山下玲奈さん=当時(8)=の母、和子さん(56)は毎年、6月8日が近づくと心身がつらくなる。唯一紛らわせてくれるのは、事件の5年後に生まれた長男(13)の6月4日の誕生日。「6月8日が近づく前に楽しいことがあるように、生まれてくれたのかな」と思う。
長男は今春、中学に入学。玲奈さんを知っていて、長男の成長を楽しみにしてくれている人も周りにたくさんいる。和子さんは「常に玲奈を感じる」と話す。「自分は悲しい思い出に包まれているというより、いつも見守られているんだな…」と、あたたかい気持ちに包まれる。

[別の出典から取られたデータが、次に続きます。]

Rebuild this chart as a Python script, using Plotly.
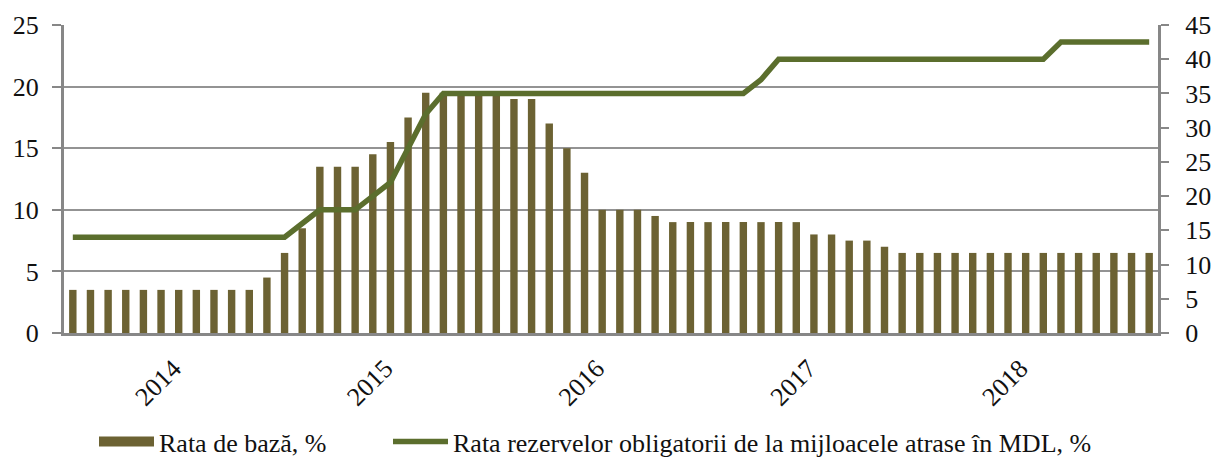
import plotly.graph_objects as go

# Monthly observations (62 months)
months = [f"{y}-{m:02d}" for y in range(2014, 2020) for m in range(1, 13)][:62]

base_rate = [3.5, 3.5, 3.5, 3.5, 3.5, 3.5, 3.5, 3.5, 3.5, 3.5, 3.5, 4.5,
             6.5, 8.5, 13.5, 13.5, 13.5, 14.5, 15.5, 17.5, 19.5, 19.5, 19.5, 19.5,
             19.5, 19.0, 19.0, 17.0, 15.0, 13.0, 10.0, 10.0, 10.0, 9.5, 9.0, 9.0,
             9.0, 9.0, 9.0, 9.0, 9.0, 9.0, 8.0, 8.0, 7.5, 7.5, 7.0, 6.5,
             6.5, 6.5, 6.5, 6.5, 6.5, 6.5, 6.5, 6.5, 6.5, 6.5, 6.5, 6.5,
             6.5, 6.5]

reserve_rate = [14, 14, 14, 14, 14, 14, 14, 14, 14, 14, 14, 14,
                14, 16, 18, 18, 18, 20, 22, 27, 32, 35, 35, 35,
                35, 35, 35, 35, 35, 35, 35, 35, 35, 35, 35, 35,
                35, 35, 35, 37, 40, 40, 40, 40, 40, 40, 40, 40,
                40, 40, 40, 40, 40, 40, 40, 40, 42.5, 42.5, 42.5, 42.5,
                42.5, 42.5]

year_ticks = [5.7, 17.7, 29.7, 41.7, 53.7]
year_labels = ["2014", "2015", "2016", "2017", "2018"]

x_idx = list(range(len(months)))

FONT = "Liberation Serif"
AXIS_GRAY = "#878787"
BAR_COLOR = "#6c6233"
LINE_COLOR = "#5b6e2d"
BAR_NAME = "Rata de bază, %"
LINE_NAME = "Rata rezervelor obligatorii de la mijloacele atrase în MDL, %"

fig = go.Figure()
fig.add_trace(go.Bar(
    x=x_idx, y=base_rate, name=BAR_NAME,
    customdata=months, legendgroup="base", showlegend=False,
    marker=dict(color=BAR_COLOR, line=dict(width=0)),
    width=0.42,
    yaxis="y",
))
# legend entry drawn as a wide block, like the reference
fig.add_trace(go.Scatter(
    x=[None], y=[None], name=BAR_NAME, legendgroup="base", legend="legend",
    mode="lines", line=dict(color=BAR_COLOR, width=13),
    yaxis="y", hoverinfo="skip",
))
fig.add_trace(go.Scatter(
    x=x_idx, y=reserve_rate, name=LINE_NAME, legend="legend2",
    customdata=months,
    mode="lines",
    line=dict(color=LINE_COLOR, width=5.5),
    yaxis="y2",
))

legend_common = dict(orientation="h", xref="container", yref="container",
                     xanchor="left", y=0.036, yanchor="middle",
                     font=dict(family=FONT, size=26), itemwidth=55,
                     bgcolor="rgba(0,0,0,0)",
                     itemclick=False, itemdoubleclick=False)

fig.update_layout(
    width=1214, height=458,
    margin=dict(l=64, r=56, t=25, b=125, autoexpand=False),
    paper_bgcolor="white", plot_bgcolor="white",
    font=dict(family=FONT, size=26, color="#111111"),
    showlegend=True,
    legend=dict(x=94 / 1214, **legend_common),
    legend2=dict(x=388 / 1214, **legend_common),
    xaxis=dict(
        range=[-0.5, len(months) - 0.5], automargin=False,
        tickmode="array", tickvals=year_ticks, ticktext=year_labels,
        tickangle=-45, showgrid=False, zeroline=False,
        showline=True, linecolor=AXIS_GRAY, linewidth=3,
        ticks="", tickfont=dict(family=FONT, size=26),
        ticklabelstandoff=7,
    ),
    yaxis=dict(
        range=[0, 25], tickvals=[0, 5, 10, 15, 20, 25], automargin=False,
        showgrid=True, gridcolor="#939393", gridwidth=2,
        zeroline=False, showline=True, linecolor=AXIS_GRAY, linewidth=3,
        ticks="outside", ticklen=9, tickwidth=2, tickcolor=AXIS_GRAY,
        tickfont=dict(family=FONT, size=26), ticklabelstandoff=8,
    ),
    yaxis2=dict(
        range=[0, 45], tickvals=list(range(0, 46, 5)), automargin=False,
        overlaying="y", side="right", showgrid=False, zeroline=False,
        showline=True, linecolor=AXIS_GRAY, linewidth=3,
        ticks="outside", ticklen=8, tickwidth=2, tickcolor=AXIS_GRAY,
        tickfont=dict(family=FONT, size=26), ticklabelstandoff=11,
    ),
    bargap=0.58,
)

fig.write_html(
    "out.html",
    config={"displayModeBar": False},
    post_script="document.body.style.margin='0';document.body.style.overflow='hidden';",
)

昨年、母校の雲雀丘(ひばりがおか)学園高(兵庫県宝塚市)の放送部員のインタビューを自宅で受け、事件のドキュメンタリー制作に協力した。「今は校門に警備員がいて安全に学校に通える環境だけど、それはあの事件があったからなんだと知ってほしかった」
取材は3回に及んだ。取材に来た女子生徒4人のうち、3人は事件が起きた平成13年度の生まれ。「とにかく明るく元気で、私の言うことをちゃんと聞いてくれる子だった」と玲奈さんのことを話す中、ふと「高校生だったら、こんなふうだったのかな」という思いがわき上がった。

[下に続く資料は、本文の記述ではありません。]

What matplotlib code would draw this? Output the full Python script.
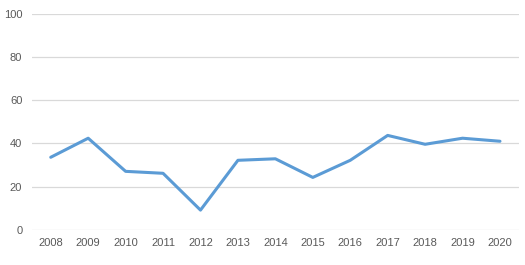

生きていれば26歳。だが、記憶の中の姿は8歳のままだ。成長した姿を想像することはないという。
生徒らは幼稚園の同級生や先生も取材した。完成した作品「廻(まわ)り続ける」は昨年6月、NHK杯全国高校放送コンテスト兵庫県大会で準優勝を獲得した。
和子さんには、取材を通してうれしかったことがあった。取材を終えた生徒が、「当たり前の生活がありがたいと感じた」「家族とけんかすることもあるけど、仲良くしようと思う」と話してくれたことだ。
家族と過ごす「当たり前の生活」がどれほど大切で、かけがえのないものか。一番伝えたかったことが伝わった-と感じた。